Image Credit: nuhuskies.com
Image Credit: nuhuskies.com

By Matthew Cunha 

Five days removed from a thrilling 3–2 win over No. 4 UMass, Northeastern men’s hockey crashed down to earth with a 2–2 tie against the Holy Cross Crusaders (1–1–1), a team that finished last season 10–21–5.

Sophomore star Tyler Madden notched his first two goals of the season for the Huskies, but didn’t really care about his own play. 

“It is something I don’t look at, especially after a loss,” said Madden, crediting the tie as something worse.

The Crusaders beat No. 6/7 Providence in their first game of the season, but lost to Hockey East bottom-feeders Merrimack 3–1 on Thursday night.

In the first period, Northeastern (3–0–1) mustered only five shots. In the second period, they added eight more, at which point the Crusaders were outshooting the Huskies 19–13.

“It might have been the worst two periods we have had in this building since [assistant] coach Keefe and I have been a part of this staff,” said head coach Jim Madigan. “It was just ugly for two periods.

“I don’t think we gave our opponent enough respect. It is one thing playing with confidence; I thought we played with arrogance. And Holy Cross shoved it up the you know what. Right up our rear ends and carried the play for two periods. I thought we were a little bit better in the third, but it is unacceptable.”

The poor starts are nothing new for the Huskies, who have yet to score a first-period goal this season.

“It is a mental approach,” said Madigan. “It is mentally being ready to start, and you need your older guys to take the lead there. We have got some younger guys who I thought played like freshman and they have been here for two months. You have got to figure this thing out. You don’t have three months to figure it out.”

Northeastern goalie Craig Pantano shut the door on multiple Crusader attempts in the first period, but with 4:35 remaining in the second, the Crusaders used a power play to break the scoreless tie. Neil Robinson flipped a slick cross-ice feed to Logan Ferguson and Pantano had no chance.

Less than two minutes later, Northeastern used their own power play to draw even. After Holy Cross’ Charlie Barrow was whistled for slashing, Tyler Madden found a loose pick, caught sophomore goalie Erik Gordon out of position, and potted it in the empty net for his long-awaited first of the season.

“Obviously you want to get that out of the way quick,” said Madden. “It took me a little bit. Once I got it out of the way I will be fine.”

Despite the poor performance in the first two periods, the Huskies were tied. The message from Madigan: “It was win a period, win a game. It has not been pretty to this point. Let’s find a way to win a game.”

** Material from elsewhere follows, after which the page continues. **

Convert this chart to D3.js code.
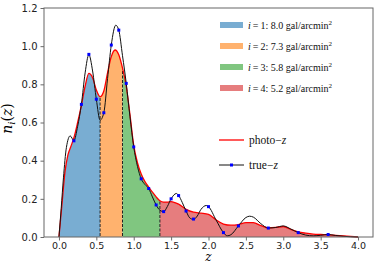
<!DOCTYPE html>
<html>
<head>
<meta charset="utf-8">
<script src="https://cdn.jsdelivr.net/npm/d3@7"></script>
<style>
  body { margin: 0; background: #fff; }
</style>
</head>
<body>
<div id="chart"></div>
<script>
// photo-z curve (red)
var photoZ = [0.00, 0.04, 0.08, 0.12, 0.16, 0.20, 0.25, 0.30, 0.35, 0.40, 0.45, 0.50, 0.55, 0.60, 0.65, 0.70, 0.75, 0.80, 0.85, 0.90, 0.95, 1.00, 1.05, 1.10, 1.15, 1.20, 1.25, 1.30, 1.35, 1.40, 1.45, 1.50, 1.55, 1.60, 1.70, 1.80, 1.90, 2.00, 2.10, 2.20, 2.30, 2.40, 2.50, 2.60, 2.70, 2.80, 2.90, 3.00, 3.10, 3.20, 3.30, 3.40, 3.50, 3.60, 3.70, 3.80, 3.90, 4.00];
var photoN = [0.00, 0.17, 0.34, 0.43, 0.475, 0.52, 0.60, 0.69, 0.79, 0.857, 0.835, 0.77, 0.735, 0.765, 0.86, 0.945, 0.98, 0.955, 0.885, 0.79, 0.64, 0.48, 0.39, 0.33, 0.29, 0.262, 0.235, 0.21, 0.19, 0.183, 0.183, 0.185, 0.18, 0.172, 0.145, 0.13, 0.125, 0.118, 0.09, 0.068, 0.062, 0.065, 0.075, 0.075, 0.06, 0.048, 0.05, 0.055, 0.04, 0.027, 0.02, 0.015, 0.013, 0.012, 0.009, 0.006, 0.003, 0.00];

// true-z curve (black)
var trueZ = [0.00, 0.03, 0.06, 0.10, 0.15, 0.20, 0.25, 0.30, 0.35, 0.40, 0.45, 0.50, 0.55, 0.60, 0.65, 0.70, 0.76, 0.80, 0.85, 0.90, 0.95, 1.00, 1.05, 1.10, 1.15, 1.20, 1.25, 1.30, 1.35, 1.40, 1.45, 1.50, 1.57, 1.60, 1.65, 1.70, 1.75, 1.80, 1.85, 1.90, 1.97, 2.00, 2.10, 2.20, 2.25, 2.30, 2.40, 2.50, 2.55, 2.60, 2.70, 2.80, 2.90, 3.00, 3.10, 3.20, 3.30, 3.40, 3.50, 3.60, 3.70, 3.80, 3.90, 4.00];
var trueN = [0.00, 0.15, 0.31, 0.47, 0.53, 0.505, 0.58, 0.695, 0.86, 0.955, 0.87, 0.722, 0.612, 0.651, 0.83, 1.006, 1.11, 1.084, 0.95, 0.805, 0.63, 0.472, 0.37, 0.305, 0.275, 0.254, 0.21, 0.168, 0.14, 0.133, 0.16, 0.20, 0.228, 0.218, 0.18, 0.136, 0.10, 0.092, 0.11, 0.145, 0.165, 0.159, 0.09, 0.023, 0.006, 0.012, 0.058, 0.102, 0.109, 0.104, 0.07, 0.047, 0.05, 0.058, 0.042, 0.023, 0.01, 0.006, 0.009, 0.013, 0.008, 0.004, 0.001, 0.00];

// blue sample markers on the true-z curve
var markerZ = [0.2, 0.3, 0.4, 0.5, 0.6, 0.7, 0.8, 0.9, 1.0, 1.1, 1.2, 1.3, 1.4, 1.5, 1.6, 1.7, 1.8, 2.0, 2.2, 2.4, 2.8, 3.2, 3.6];
var markerN = [0.504, 0.695, 0.957, 0.722, 0.651, 1.006, 1.084, 0.805, 0.472, 0.305, 0.254, 0.168, 0.133, 0.20, 0.217, 0.136, 0.094, 0.159, 0.023, 0.058, 0.047, 0.023, 0.013];

// tomographic bins
var binEdges = [0.0, 0.55, 0.85, 1.35, 4.0];
var binIndex = ["1", "2", "3", "4"];
var binDensity = ["8.0", "7.3", "5.8", "5.2"];
var binColors = ["#79add2", "#ffb26e", "#80c680", "#e67d7e"];

var xTicks = [0.0, 0.5, 1.0, 1.5, 2.0, 2.5, 3.0, 3.5, 4.0];
var yTicks = [0.0, 0.2, 0.4, 0.6, 0.8, 1.0, 1.2];

var margin = { top: 8, right: 4, bottom: 27, left: 44 },
    width = 377 - margin.left - margin.right,
    height = 264 - margin.top - margin.bottom;

var svg = d3.select("#chart")
    .append("svg")
    .attr("width", 377)
    .attr("height", 264)
    .append("g")
    .attr("transform", "translate(" + margin.left + "," + margin.top + ")");

var x = d3.scaleLinear().domain([-0.2, 4.2]).range([0, width]);
var y = d3.scaleLinear().domain([0, 1.2]).range([height, 0]);

var photo = photoZ.map(function(z, i) { return [z, photoN[i]]; });
var truth = trueZ.map(function(z, i) { return [z, trueN[i]]; });

var area = d3.area()
    .x(function(d) { return x(d[0]); })
    .y0(y(0))
    .y1(function(d) { return y(d[1]); })
    .curve(d3.curveMonotoneX);

var line = d3.line()
    .x(function(d) { return x(d[0]); })
    .y(function(d) { return y(d[1]); })
    .curve(d3.curveMonotoneX);

var defs = svg.append("defs");

// one clip per bin, the area is drawn in each
binIndex.forEach(function(b, i) {
    defs.append("clipPath")
        .attr("id", "bin" + i)
        .append("rect")
        .attr("x", x(binEdges[i]))
        .attr("y", 0)
        .attr("width", x(binEdges[i + 1]) - x(binEdges[i]))
        .attr("height", height);
    svg.append("path")
        .datum(photo)
        .attr("fill", binColors[i])
        .attr("clip-path", "url(#bin" + i + ")")
        .attr("d", area);
});

// dashed bin edges, clipped to the area under photo-z
defs.append("clipPath")
    .attr("id", "under")
    .append("path")
    .datum(photo)
    .attr("d", area);

svg.append("g")
    .attr("clip-path", "url(#under)")
    .selectAll("line")
    .data(binEdges.slice(1, 4))
    .enter()
    .append("line")
    .attr("x1", function(d) { return x(d); })
    .attr("x2", function(d) { return x(d); })
    .attr("y1", 0)
    .attr("y2", height)
    .attr("stroke", "#222")
    .attr("stroke-width", 1)
    .attr("stroke-dasharray", "3,1.5");

// photo-z line
svg.append("path")
    .datum(photo)
    .attr("fill", "none")
    .attr("stroke", "#ff0000")
    .attr("stroke-width", 1.3)
    .attr("d", line);

// true-z line
svg.append("path")
    .datum(truth)
    .attr("fill", "none")
    .attr("stroke", "#111")
    .attr("stroke-width", 1)
    .attr("d", line);

svg.append("g")
    .selectAll("rect")
    .data(markerZ)
    .enter()
    .append("rect")
    .attr("x", function(d) { return x(d) - 1.5; })
    .attr("y", function(d, i) { return y(markerN[i]) - 1.5; })
    .attr("width", 3)
    .attr("height", 3)
    .attr("fill", "#0000ff");

// axes
var xAxis = svg.append("g")
    .attr("transform", "translate(0," + height + ")")
    .call(d3.axisBottom(x).tickValues(xTicks).tickFormat(d3.format(".1f")).tickSizeOuter(0).tickSize(3.5).tickPadding(1.5));

var yAxis = svg.append("g")
    .call(d3.axisLeft(y).tickValues(yTicks).tickFormat(d3.format(".1f")).tickSizeOuter(0).tickSize(3.5).tickPadding(3));

[xAxis, yAxis].forEach(function(a) {
    a.select(".domain").remove();
    a.selectAll("line").attr("stroke", "#444").attr("stroke-width", 0.8);
    a.selectAll("text")
        .style("font-family", "DejaVu Sans")
        .style("font-size", "10px")
        .attr("fill", "#222");
});
xAxis.selectAll("text").style("font-size", "9.5px");

// frame
svg.append("rect")
    .attr("width", width)
    .attr("height", height)
    .attr("fill", "none")
    .attr("stroke", "#666")
    .attr("stroke-width", 1);

// axis labels
svg.append("text")
    .attr("x", width / 2)
    .attr("y", height + 24)
    .attr("text-anchor", "middle")
    .style("font-family", "DejaVu Serif")
    .style("font-style", "italic")
    .style("font-size", "12px")
    .text("z");

var ylab = svg.append("text")
    .attr("transform", "translate(" + (-32) + "," + (height / 2 - 4) + ") rotate(-90)")
    .attr("text-anchor", "middle")
    .style("font-family", "DejaVu Serif")
    .style("font-size", "14px");
ylab.append("tspan").style("font-style", "italic").text("n");
ylab.append("tspan").style("font-style", "italic").style("font-size", "10px").attr("dy", 3).text("i");
ylab.append("tspan").attr("dy", -3).text("(");
ylab.append("tspan").style("font-style", "italic").text("z");
ylab.append("tspan").text(")");

// legend for bins
var lx = 220 - margin.left, ly = 25 - margin.top, lstep = 21;
binIndex.forEach(function(b, i) {
    svg.append("rect")
        .attr("x", lx)
        .attr("y", ly + i * lstep - 3)
        .attr("width", 23)
        .attr("height", 6)
        .attr("fill", binColors[i]);
    var t = svg.append("text")
        .attr("x", lx + 28)
        .attr("y", ly + i * lstep + 3.5)
        .style("font-family", "Liberation Serif")
        .style("font-size", "10px")
        .attr("fill", "#111");
    t.append("tspan").style("font-style", "italic").text("i");
    t.append("tspan").text("\u2009=\u2009" + b + ":  " + binDensity[i] + " gal/arcmin");
    t.append("tspan").attr("dy", -4).style("font-size", "7px").text("2");
});

// legend for lines
var lx2 = 219 - margin.left;
svg.append("line")
    .attr("x1", lx2).attr("x2", lx2 + 25)
    .attr("y1", 140 - margin.top).attr("y2", 140 - margin.top)
    .attr("stroke", "#ff0000").attr("stroke-width", 1.3);
svg.append("line")
    .attr("x1", lx2).attr("x2", lx2 + 25)
    .attr("y1", 165 - margin.top).attr("y2", 165 - margin.top)
    .attr("stroke", "#111").attr("stroke-width", 1);
svg.append("rect")
    .attr("x", lx2 + 12.5 - 1.5).attr("y", 165 - margin.top - 1.5)
    .attr("width", 3).attr("height", 3)
    .attr("fill", "#0000ff");

var names = ["photo", "true"];
names.forEach(function(n, i) {
    var t = svg.append("text")
        .attr("x", lx2 + 30)
        .attr("y", 140 - margin.top + i * 25 + 4)
        .style("font-family", "Liberation Serif")
        .style("font-size", "11.5px")
        .attr("fill", "#111");
    t.append("tspan").text(n + "\u2212");
    t.append("tspan").style("font-style", "italic").text("z");
});
</script>
</body>
</html>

Just a minute into the period it looked they were on the way. Madden, entering the zone on the rush with Matt Filipe, snuck a backhander by Gordon for his second of the night.

“I was just driving and trying to get something on the net,” said Madden. “Saw him cheating a little bit and threw it short-side.”

The Crusaders responded four minutes later. Patrick O’Leary’s pass found Conner Jean at the front of the net; Jean’s one-timer trickled into the net off the post.

“They got a second goal that was a little bounce on their end,” said Madigan. “The game probably deserved to end in a tie.”

Northeastern controlled the rest of the period but could not get one past Gordon. With just over three minutes left Madden forced a Crusader penalty with a few dekes. On the ensuing power play, the Crusaders blocked five Northeastern shots.

Play was even in overtime, with no good scoring chances until Northeastern drew a penalty with 15 seconds left. Holy Cross’ Kevin Darrar blocked Aidan McDonough’s attempt, then shot wide as time expired.

The tie will likely drop Northeastern in the rankings after their win over UMass. The Huskies travel to No.7/No.8 St. Cloud St. in Minnesota next weekend for a pair of games.

“The effort was not there tonight,” said Madden when asked how the team could improve. “At times it was, we dominated the third period. If we played like that the whole game we would have won.”